Return the lines below exactly, from the first line to the line that contains "5.25,5.5,5.75,6,6.25,6.5,6.75,7,7.25,7.5,7.75,8];". Leave out pictures.

>> BEGIN DATA SHOWN

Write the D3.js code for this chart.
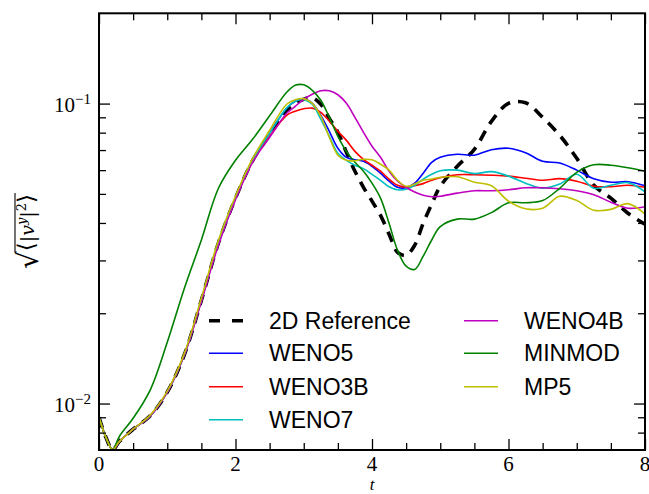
<!DOCTYPE html>
<html><head><meta charset="utf-8">
<script src="https://cdn.jsdelivr.net/npm/d3@7"></script>
<style>body{margin:0;background:#fff;} svg{display:block;}</style>
</head><body><svg id="c" width="649" height="494"></svg>
<script>
// ---------- data ----------
const times = [0,0.1,0.2,0.3,0.5,0.75,1,1.25,1.5,1.75,2,2.25,
  2.5,2.75,2.875,3,3.125,3.25,3.375,3.5,3.625,3.75,3.875,4,4.125,4.25,4.375,4.5,4.625,4.75,4.875,5,
  5.25,5.5,5.75,6,6.25,6.5,6.75,7,7.25,7.5,7.75,8];

const reference = [0.0090,0.00773,0.00702,0.00748,0.00821,0.00910,0.01092,0.01454,0.0221,0.0343,0.0484,0.0645,
  0.0787,0.0950,0.1002,0.1034,0.1046,0.0995,0.0893,0.0802,0.0688,0.0595,0.0526,0.0473,0.0424,0.0367,0.0319,0.0312,0.0337,0.0399,0.0462,0.0530,
  0.0618,0.0704,0.0873,0.1002,0.1006,0.0900,0.0784,0.0657,0.0534,0.0484,0.0431,0.0396];

const weno5 = [0.0090,0.00773,0.00702,0.00748,0.00821,0.00910,0.01092,0.01454,0.0221,0.0343,0.0484,0.0645,
  0.0796,0.0965,0.1018,0.1037,0.1002,0.0914,0.0808,0.0710,0.0662,0.0650,0.0642,0.0618,0.0586,0.0551,0.0526,0.0524,0.0543,0.0586,0.0637,0.0662,
  0.0678,0.0673,0.0702,0.0710,0.0686,0.0642,0.0634,0.0600,0.0562,0.0547,0.0549,0.0532];

const weno3b = [0.0090,0.00773,0.00702,0.00748,0.00821,0.00910,0.01092,0.01454,0.0221,0.0343,0.0484,0.0640,
  0.0778,0.0914,0.0943,0.0961,0.0966,0.0935,0.0873,0.0808,0.0754,0.0693,0.0652,0.0623,0.0595,0.0560,0.0534,0.0526,0.0532,0.0541,0.0555,0.0566,
  0.0579,0.0579,0.0577,0.0573,0.0564,0.0555,0.0562,0.0551,0.0530,0.0528,0.0534,0.0526];

const weno7 = [0.0090,0.00773,0.00702,0.00748,0.00821,0.00910,0.01092,0.01454,0.0221,0.0343,0.0484,0.0648,
  0.0796,0.0968,0.1018,0.1031,0.0995,0.0887,0.0778,0.0683,0.0647,0.0623,0.0607,0.0581,0.0555,0.0528,0.0516,0.0518,0.0534,0.0560,0.0581,0.0597,
  0.0600,0.0584,0.0593,0.0573,0.0543,0.0522,0.0539,0.0581,0.0522,0.0534,0.0545,0.0508];

const weno4b = [0.0090,0.00773,0.00702,0.00748,0.00821,0.00910,0.01092,0.01454,0.0219,0.0338,0.0478,0.0637,
  0.0772,0.0928,0.0979,0.1034,0.1074,0.1103,0.1103,0.1070,0.1002,0.0900,0.0802,0.0721,0.0662,0.0595,0.0551,0.0526,0.0507,0.0495,0.0489,0.0491,
  0.0503,0.0512,0.0512,0.0516,0.0524,0.0524,0.0520,0.0512,0.0497,0.0469,0.0448,0.0453];

const minmod = [0.0090,0.00773,0.00702,0.00778,0.00893,0.01109,0.0160,0.0242,0.0351,0.0522,0.0647,0.0760,
  0.0911,0.1091,0.1151,0.1155,0.1107,0.1026,0.0900,0.0778,0.0693,0.0637,0.0595,0.0543,0.0484,0.0399,0.0324,0.0287,0.0280,0.0310,0.0351,0.0389,
  0.0412,0.0412,0.0433,0.0467,0.0467,0.0475,0.0522,0.0590,0.0625,0.0623,0.0611,0.0595];

const mp5 = [0.0090,0.00773,0.00702,0.00748,0.00821,0.00915,0.01100,0.01470,0.0225,0.0350,0.0492,0.0655,
  0.0815,0.0995,0.1030,0.1039,0.1002,0.0907,0.0772,0.0673,0.0647,0.0645,0.0652,0.0650,0.0628,0.0600,0.0555,0.0530,0.0539,0.0555,0.0560,0.0568,
  0.0570,0.0547,0.0532,0.0473,0.0446,0.0448,0.0491,0.0475,0.0441,0.0444,0.0464,0.0428];

const seriesNames = ["2D Reference","WENO5","WENO3B","WENO7","WENO4B","MINMOD","MP5"];
const seriesValues = [reference, weno5, weno3b, weno7, weno4b, minmod, mp5];
const seriesColors = ["#000000","#0000ff","#ff0000","#00bfbf","#bf00bf","#008000","#bfbf00"];

const xMajorTicks = [0,2,4,6,8];
const xMinorTicks = [0.5,1,1.5,2.5,3,3.5,4.5,5,5.5,6.5,7,7.5];
const yMajorTicks = [0.01,0.1];
const yMinorTicks = [0.008,0.009,0.02,0.03,0.04,0.05,0.06,0.07,0.08,0.09];
const yTickExponents = ["\u22122","\u22121"];

// ---------- layout ----------
const L = 99, R = 645, T = 13.3, B = 450;
const svg = d3.select("#c");
const x = d3.scaleLinear().domain([0,8]).range([L,R]);
const y = d3.scaleLog().domain([0.007,0.2]).range([B,T]);

svg.append("defs").append("clipPath").attr("id","clip")
  .append("rect").attr("x",L).attr("y",T).attr("width",R-L).attr("height",B-T);

// series
const line = d3.line().x((d,i)=>x(times[i])).y(d=>y(d)).curve(d3.curveCatmullRom.alpha(0.5));
const plot = svg.append("g").attr("clip-path","url(#clip)");
seriesValues.forEach((vals,k)=>{
  plot.append("path").datum(vals).attr("d",line)
    .attr("fill","none").attr("stroke",seriesColors[k])
    .attr("stroke-width", k===0 ? 3.6 : 1.6)
    .attr("stroke-dasharray", k===0 ? "11,8" : null)
    .attr("stroke-linejoin","round");
});

// ticks (inward)
function ticks(axisFn, scale, vals, size, tr){
  svg.append("g").attr("transform",tr)
    .call(axisFn(scale).tickValues(vals).tickSize(size).tickFormat(""))
    .call(g=>{g.select(".domain").remove(); g.selectAll("text").remove();
      g.selectAll("line").attr("stroke","#000").attr("stroke-width",1.3);});
}
ticks(d3.axisBottom, x, xMajorTicks, -11, `translate(0,${B})`);
ticks(d3.axisBottom, x, xMinorTicks, -7, `translate(0,${B})`);
ticks(d3.axisTop, x, xMajorTicks, -11, `translate(0,${T})`);
ticks(d3.axisTop, x, xMinorTicks, -7, `translate(0,${T})`);
ticks(d3.axisLeft, y, yMajorTicks, -11, `translate(${L},0)`);
ticks(d3.axisLeft, y, yMinorTicks, -7, `translate(${L},0)`);
ticks(d3.axisRight, y, yMajorTicks, -11, `translate(${R},0)`);
ticks(d3.axisRight, y, yMinorTicks, -7, `translate(${R},0)`);

// frame
svg.append("rect").attr("x",L).attr("y",T).attr("width",R-L).attr("height",B-T)
  .attr("fill","none").attr("stroke","#000").attr("stroke-width",2);

// tick labels
const serif = "'Liberation Serif','DejaVu Serif',serif";
svg.append("g").selectAll("text").data(xMajorTicks).join("text")
  .attr("x",d=>x(d)).attr("y",471).attr("text-anchor","middle")
  .attr("font-family",serif).attr("font-size",21).text(d=>d);
yMajorTicks.forEach((v,i)=>{
  const t = svg.append("text").attr("x",91).attr("y",y(v)+8).attr("text-anchor","end")
    .attr("font-family",serif).attr("font-size",21);
  t.append("tspan").text("10");
  t.append("tspan").attr("dy",-8).attr("font-size",15).text(yTickExponents[i]);
});

// x label
svg.append("text").attr("x",x(4)).attr("y",490).attr("text-anchor","middle")
  .attr("font-family",serif).attr("font-style","italic").attr("font-size",17).text("t");

// y label
const yl = svg.append("g").attr("transform","translate(38,231) rotate(-90)");
const rad = yl.append("text").attr("x",-38).attr("y",0).attr("font-family","'DejaVu Serif',serif")
  .attr("font-size",28).text("\u221A");
const radW = rad.node().getComputedTextLength();
const body = yl.append("text").attr("x",-38+radW).attr("y",-4).attr("font-family","'DejaVu Serif',serif")
  .attr("font-size",19);
body.append("tspan").attr("font-size",23).text("\u27E8");
body.append("tspan").text("|");
body.append("tspan").attr("font-style","italic").text("v");
body.append("tspan").attr("font-style","italic").attr("font-size",13).attr("dy",-8).text("y");
body.append("tspan").attr("dy",8).text("|");
body.append("tspan").attr("font-size",13).attr("dy",-8).text("2");
body.append("tspan").attr("dy",8).attr("font-size",23).text("\u27E9");
const bw = body.node().getComputedTextLength();
yl.append("line").attr("x1",-38+radW-1.5).attr("x2",-38+radW+bw+1).attr("y1",-23).attr("y2",-23)
  .attr("stroke","#000").attr("stroke-width",1.1);

// legend
const sans = "'Liberation Sans',Arial,sans-serif";
const legendCols = [[0,1,2,3],[4,5,6]];
const colX = [209, 464];
const rowY = [320.7, 353.3, 386.7, 419.7];
legendCols.forEach((col,ci)=>{
  col.forEach((k,ri)=>{
    const ly = rowY[ri];
    svg.append("line").attr("x1",colX[ci]).attr("x2",colX[ci]+34).attr("y1",ly).attr("y2",ly)
      .attr("stroke",seriesColors[k]).attr("stroke-width",k===0?3.6:1.6)
      .attr("stroke-dasharray",k===0?"11,12":null);
    svg.append("text").attr("x",colX[ci]+60).attr("y",ly+8).attr("font-family",sans)
      .attr("font-size",23).attr("fill","#000").text(seriesNames[k]);
  });
});
</script>
</body></html>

>> END DATA SHOWN

_TASK RESPONSE_:
Write the D3.js code for this chart.
<!DOCTYPE html>
<html><head><meta charset="utf-8">
<script src="https://cdn.jsdelivr.net/npm/d3@7"></script>
<style>body{margin:0;background:#fff;} svg{display:block;}</style>
</head><body><svg id="c" width="649" height="494"></svg>
<script>
// ---------- data ----------
const times = [0,0.1,0.2,0.3,0.5,0.75,1,1.25,1.5,1.75,2,2.25,
  2.5,2.75,2.875,3,3.125,3.25,3.375,3.5,3.625,3.75,3.875,4,4.125,4.25,4.375,4.5,4.625,4.75,4.875,5,
  5.25,5.5,5.75,6,6.25,6.5,6.75,7,7.25,7.5,7.75,8];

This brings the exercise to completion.